[Requirement]: List each line of the data that holds the string "this".

Saved entries
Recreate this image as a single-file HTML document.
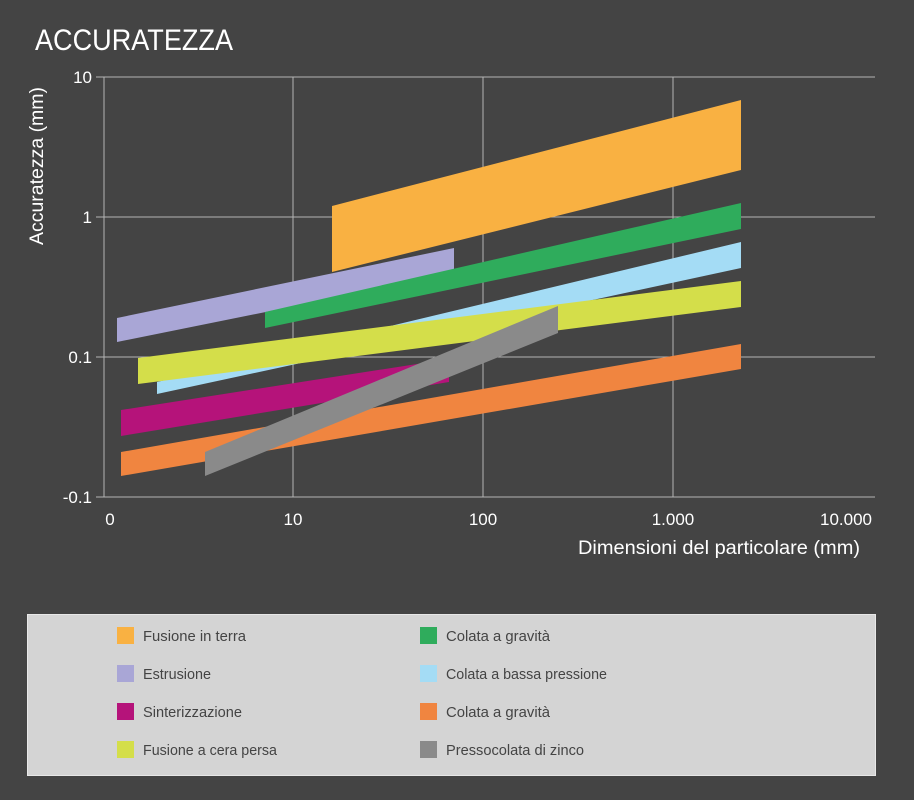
<!DOCTYPE html>
<html><head><meta charset="utf-8"><style>
html,body{margin:0;padding:0;background:#444444;}
svg{display:block;font-family:"Liberation Sans",sans-serif;}
</style></head><body>
<svg width="914" height="800" viewBox="0 0 914 800">
<rect width="914" height="800" fill="#444444"/>
<text x="35" y="50" fill="#fff" font-size="30" textLength="198" lengthAdjust="spacingAndGlyphs">ACCURATEZZA</text>
<g stroke="#b5b5b5" stroke-width="1">
<line x1="96" y1="77" x2="875" y2="77"/>
<line x1="96" y1="217" x2="875" y2="217"/>
<line x1="96" y1="357" x2="875" y2="357"/>
<line x1="96" y1="497" x2="875" y2="497"/>
<line x1="104" y1="77" x2="104" y2="497"/>
<line x1="293" y1="77" x2="293" y2="497"/>
<line x1="483" y1="77" x2="483" y2="497"/>
<line x1="673" y1="77" x2="673" y2="497"/>
</g>
<g fill="#fff" font-size="17" text-anchor="end">
<text x="92" y="83">10</text><text x="92" y="223">1</text><text x="92" y="363">0.1</text><text x="92" y="503">-0.1</text>
</g>
<g fill="#fff" font-size="17" text-anchor="middle">
<text x="110" y="525">0</text><text x="293" y="525">10</text><text x="483" y="525">100</text><text x="673" y="525">1.000</text><text x="846" y="525">10.000</text>
</g>
<text transform="translate(43,166) rotate(-90)" fill="#fff" font-size="19" text-anchor="middle" textLength="158" lengthAdjust="spacingAndGlyphs">Accuratezza (mm)</text>
<text x="578" y="554" fill="#fff" font-size="19" textLength="282" lengthAdjust="spacingAndGlyphs">Dimensioni del particolare (mm)</text>
<polygon points="332,206 741,100 741,170 332,272" fill="#f9b142"/>
<polygon points="117,318 454,248 454,274 117,342" fill="#a9a6d6"/>
<polygon points="265,312 741,203 741,229 265,328" fill="#2fac5c"/>
<polygon points="157,382 741,242 741,268 157,394" fill="#a4dcf5"/>
<polygon points="138,358 741,281 741,307 138,384" fill="#d4de4a"/>
<polygon points="121,410 449,359 449,382 121,436" fill="#b5137a"/>
<polygon points="121,452 741,344 741,369 121,476" fill="#f08540"/>
<polygon points="205,452 558,306 558,333 205,476" fill="#8a8a8a"/>
<rect x="27.5" y="614.5" width="848" height="161" fill="#d4d4d4" stroke="#e8e8e8"/>
<g font-size="15" fill="#444">
<rect x="117" y="627" width="17" height="17" fill="#f9b142"/><text x="143" y="641" textLength="103" lengthAdjust="spacingAndGlyphs">Fusione in terra</text>
<rect x="117" y="665" width="17" height="17" fill="#a9a6d6"/><text x="143" y="679" textLength="68" lengthAdjust="spacingAndGlyphs">Estrusione</text>
<rect x="117" y="703" width="17" height="17" fill="#b5137a"/><text x="143" y="717" textLength="99" lengthAdjust="spacingAndGlyphs">Sinterizzazione</text>
<rect x="117" y="741" width="17" height="17" fill="#d4de4a"/><text x="143" y="755" textLength="134" lengthAdjust="spacingAndGlyphs">Fusione a cera persa</text>
<rect x="420" y="627" width="17" height="17" fill="#2fac5c"/><text x="446" y="641" textLength="104" lengthAdjust="spacingAndGlyphs">Colata a gravità</text>
<rect x="420" y="665" width="17" height="17" fill="#a4dcf5"/><text x="446" y="679" textLength="161" lengthAdjust="spacingAndGlyphs">Colata a bassa pressione</text>
<rect x="420" y="703" width="17" height="17" fill="#f08540"/><text x="446" y="717" textLength="104" lengthAdjust="spacingAndGlyphs">Colata a gravità</text>
<rect x="420" y="741" width="17" height="17" fill="#8a8a8a"/><text x="446" y="755" textLength="138" lengthAdjust="spacingAndGlyphs">Pressocolata di zinco</text>
</g>
</svg>
</body></html>
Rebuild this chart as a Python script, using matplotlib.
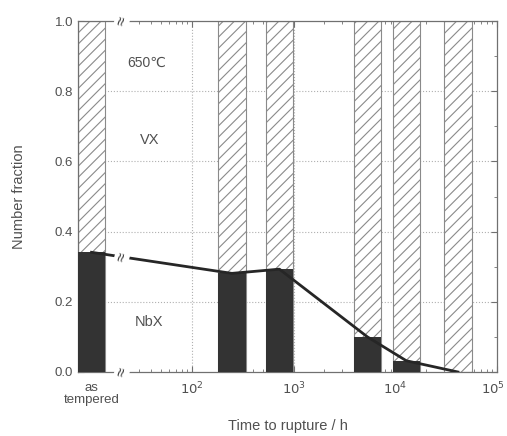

[Solution below]:
Recreate this image as a single-file HTML document.
Rebuild this chart as a Python script, using matplotlib.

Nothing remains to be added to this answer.